Ибо иного, нежели то, что поистине существует, я не знал и был словно бы убежден тонкостью ума согласиться с глухими обманщиками, когда они спрашивали меня: «откуда зло?», «ограничен ли Бог телесным образом, имеет ли волосы и ногти?», «следует ли считать праведными тех, кто имел много жен одновременно, убивал людей и приносил в жертву живых существ?» По поводу этого я по своему невежеству сильно смущался и, удаляясь от истины, казалось мне, приближался к ней, поскольку еще не знал, что зло есть не что иное, как лишение добра, вплоть до полного прекращения бытия вещи; да и как мог я это увидеть, если зрение моих глаз достигало лишь тел, а ум — лишь призрака? И я не знал Бога как Духа, не имеющего частей, протяженных в длину и ширину, и чье бытие не есть объем, ибо всякий объем в своей части меньше, чем в целом, а если он бесконечен, то в части, очерченной определенным пространством, он меньше, чем в своей бесконечности, и потому не присутствует целиком везде, как Дух, как Бог. И что есть в нас то, чем мы подобны Богу и можем по праву именоваться сотворенными по образу Божиему, я не ведал вовсе.
Не знал я и той истинной внутренней праведности, которая судит не по обычаю, но по справедливейшему закону Бога Вседержителя, коим нравы мест и времен были распределены по тем самым местам и временам, сама же остающаяся всегда и везде одинаковой, не будучи иной здесь и иной там; согласно этому закону были праведны Авраам, Исаак, Иаков, Моисей, Давид и все те, кого хвалили уста Божии, но кого глупые люди судили по человеческому суждению, измеряя нравы всего человеческого рода собственными ничтожными привычками. Словно бы кто-то, не ведающий, что к какой части доспехов пригодно, надел бы себе на голову поножи или пытался обуться в шлем и жаловался, что они не подходят; или словно человек во второй половине дня, когда прекращаются общественные дела, рассердился бы, что ему не позволяют держать лавку открытой, поскольку это разрешалось в первой половине дня; или если кто-то в доме видит, что слуге позволено взять в руку то, к чему не дозволено прикасаться виночерпию, или что дозволено снаружи, но запрещено в столовой, и станет возмущаться, что в одном доме и в одной семье одно и то же не положено везде и всем. Точно так же поступают те, кого раздражает слышать, что прежде праведным людям было позволено нечто такое, чего теперь нельзя, или что Бог ради определенных временных обстоятельств повелел им одно, а этим другое, хотя те и другие повиновались одной и той же праведности; в то время как они видят, что у одного человека, в один день и в одном доме разные вещи подходят разным членам семьи, и то, что прежде было законно, спустя какое-то время — уже нет, в одном углу разрешено или повелено, а в другом по справедливости запрещено и наказано. Разве справедливость изменчива или непостоянна? Нет, но времена, над которыми она председательствует, текут неравномерно, ибо они суть времена. Но люди, чьи дни кратки на земле, не могут своими чувствами свести причины дел прошлых веков и других народов, с которыми они не сталкивались, к тем делам, с которыми они знакомы; хотя в одном и том же теле, дне или семье они легко видят, что подобает каждому члену, поре, части и лицу, — против одного они возражают, другому покоряются.

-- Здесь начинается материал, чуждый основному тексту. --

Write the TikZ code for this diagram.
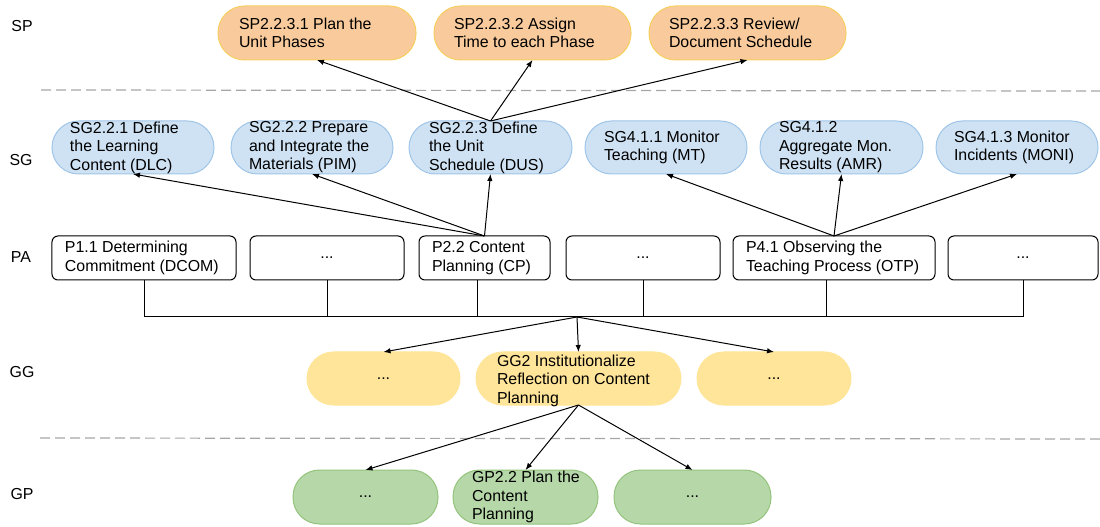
\documentclass[tikz,border=0pt]{standalone}
\usepackage{fontspec}
\setmainfont{Liberation Sans}
\usetikzlibrary{arrows.meta,calc}
\definecolor{spfill}{HTML}{F9CB9C}
\definecolor{spdraw}{HTML}{F6CF5E}
\definecolor{sgfill}{HTML}{CFE2F3}
\definecolor{sgdraw}{HTML}{9FC5E8}
\definecolor{ggfill}{HTML}{FFE599}
\definecolor{gpfill}{HTML}{B6D7A8}
\definecolor{gpdraw}{HTML}{93C47D}
\definecolor{dashgray}{HTML}{A6A6A6}
\begin{document}
\begin{tikzpicture}[x=1bp,y=-1bp,
  every node/.style={font=\fontsize{15.9bp}{18.5bp}\selectfont, inner sep=0pt, outer sep=0pt},
  pill/.style={line width=1bp, rounded corners=26.5bp},
  spbox/.style={pill, draw=spdraw, fill=spfill, minimum height=54bp},
  sgbox/.style={pill, draw=sgdraw, fill=sgfill, minimum height=53bp},
  ggbox/.style={pill, draw=ggfill, fill=ggfill, minimum height=53bp},
  gpbox/.style={pill, draw=gpdraw, fill=gpfill, minimum height=54bp},
  pabox/.style={draw=black, line width=1bp, rounded corners=6bp, fill=white, minimum height=44bp},
  txt/.style={anchor=west, align=left},
  lbl/.style={},
  arr/.style={-{Latex[length=7bp,width=5.5bp]}, line width=1bp},
  bus/.style={line width=1bp},
  sep/.style={draw=dashgray, line width=1.2bp, dash pattern=on 10bp off 5bp}
]
\useasboundingbox (0,0) rectangle (1100,527);

% layer labels
\node[lbl] (lsp) at (22,26) {SP};
\node[lbl] (lsg) at (21,160) {SG};
\node[lbl] (lpa) at (21,257) {PA};
\node[lbl] (lgg) at (22,372) {GG};
\node[lbl] (lgp) at (22,494) {GP};

% separators
\draw[sep] (41,90) -- (1100,91);
\draw[sep] (40,438) -- (1100,439);

% SP
\node[spbox, minimum width=198bp] (sp1) at (317,33) {};
\node[txt] (sp1t) at ($(sp1.west)+(21,0)$) {SP2.2.3.1 Plan the\\Unit Phases};
\node[spbox, minimum width=197bp] (sp2) at (532.5,33) {};
\node[txt] (sp2t) at ($(sp2.west)+(20,0)$) {SP2.2.3.2 Assign\\Time to each Phase};
\node[spbox, minimum width=197bp] (sp3) at (747.5,33) {};
\node[txt] (sp3t) at ($(sp3.west)+(20,0)$) {SP2.2.3.3 Review/\\Document Schedule};

% SG
\node[sgbox, minimum width=162bp] (sg1) at (133,147.5) {};
\node[txt] (sg1t) at ($(sg1.west)+(18,0)$) {SG2.2.1 Define\\the Learning\\Content (DLC)};
\node[sgbox, minimum width=162bp] (sg2) at (312,147.5) {};
\node[txt] (sg2t) at ($(sg2.west)+(18,0)$) {SG2.2.2 Prepare\\and Integrate the\\Materials (PIM)};
\node[sgbox, minimum width=163bp] (sg3) at (490.5,147.5) {};
\node[txt] (sg3t) at ($(sg3.west)+(20,0)$) {SG2.2.3 Define\\the Unit\\Schedule (DUS)};
\node[sgbox, minimum width=162bp] (sg4) at (666,147.5) {};
\node[txt] (sg4t) at ($(sg4.west)+(19,0)$) {SG4.1.1 Monitor\\Teaching (MT)};
\node[sgbox, minimum width=163bp] (sg5) at (841.5,147.5) {};
\node[txt] (sg5t) at ($(sg5.west)+(19,0)$) {SG4.1.2\\Aggregate Mon.\\Results (AMR)};
\node[sgbox, minimum width=162bp] (sg6) at (1017,147.5) {};
\node[txt] (sg6t) at ($(sg6.west)+(18,0)$) {SG4.1.3 Monitor\\Incidents (MONI)};

% PA
\node[pabox, minimum width=184bp] (p1) at (144,258) {};
\node[txt] (p1t) at ($(p1.west)+(13,0)$) {P1.1 Determining\\Commitment (DCOM)};
\node[pabox, minimum width=154bp] (p2) at (327,258) {...};
\node[pabox, minimum width=131bp] (p3) at (484.5,258) {};
\node[txt] (p3t) at ($(p3.west)+(13,0)$) {P2.2 Content\\Planning (CP)};
\node[pabox, minimum width=154bp] (p4) at (643,258) {...};
\node[pabox, minimum width=202bp] (p5) at (834,258) {};
\node[txt] (p5t) at ($(p5.west)+(13,0)$) {P4.1 Observing the\\Teaching Process (OTP)};
\node[pabox, minimum width=150bp] (p6) at (1023,258) {...};

% GG
\node[ggbox, minimum width=153bp] (gg1) at (383.5,378.5) {...};
\node[ggbox, minimum width=205bp] (gg2) at (578.5,378.5) {};
\node[txt] (gg2t) at ($(gg2.west)+(21,2)$) {GG2 Institutionalize\\Reflection on Content\\Planning};
\node[ggbox, minimum width=154bp] (gg3) at (774,378.5) {...};

% GP
\node[gpbox, minimum width=145bp] (gp1) at (365.5,497) {...};
\node[gpbox, minimum width=145bp] (gp2) at (525.5,497) {};
\node[txt] (gp2t) at ($(gp2.west)+(19,0)$) {GP2.2 Plan the\\Content\\Planning};
\node[gpbox, minimum width=157bp] (gp3) at (692.5,497) {...};

% SG -> SP
\draw[arr] (sg3.north) -- (sp1.south);
\draw[arr] (sg3.north) -- (sp2.south);
\draw[arr] (sg3.north) -- (sp3.south);

% PA -> SG
\draw[arr] (p3.north) -- (sg1.south);
\draw[arr] (p3.north) -- (sg2.south);
\draw[arr] (p3.north) -- (sg3.south);
\draw[arr] (p5.north) -- (sg4.south);
\draw[arr] (p5.north) -- (sg5.south);
\draw[arr] (p5.north) -- (sg6.south);

% bus
\coordinate (split) at (577,317);
\coordinate (p3b) at ($(p3.south)+(-7.5,0)$);
\coordinate (p5b) at ($(p5.south)+(-8,0)$);
\draw[bus] (p1.south) -- (p1.south |- split);
\draw[bus] (p2.south) -- (p2.south |- split);
\draw[bus] (p3b) -- (p3b |- split);
\draw[bus] (p4.south) -- (p4.south |- split);
\draw[bus] (p5b) -- (p5b |- split);
\draw[bus] (p6.south) -- (p6.south |- split);
\draw[bus] (p1.south |- split) -- (p6.south |- split);

% bus -> GG
\draw[arr] (split) -- (gg1.north);
\draw[arr] (split) -- (gg2.north);
\draw[arr] (split) -- (gg3.north);

% GG -> GP
\draw[arr] (gg2.south) -- (gp1.north);
\draw[arr] (gg2.south) -- (gp2.north);
\draw[arr] (gg2.south) -- (gp3.north);
\end{tikzpicture}
\end{document}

Всего этого я тогда не знал и не замечал; они поражали мое зрение со всех сторон, а я их не видел. Я слагал стихи, в которых не мог поместить каждую стопу куда угодно, но делал это по-разному в разных метрах, и даже в одном метре — не одну и ту же стопу на любом месте. Однако само искусство, по которому я слагал стихи, не имело разных оснований для этих разных случаев, но заключало все в едином. И все же я не видел, как та праведность, которой повиновались добрые и святые мужи, гораздо превосходнее и возвышеннее объемлет в едином всё, что повелел Бог, ни в чем не изменяясь; хотя в меняющиеся времена она предписывала не всё сразу, но распределяла и заповедовала то, что подходило каждому времени. И я в своем ослеплении порицал святых отцов не только в том, в чем они пользовались настоящим так, как Бог повелел и вдохновил их, но и в том, в чем они предсказывали будущее, как Бог открывал им.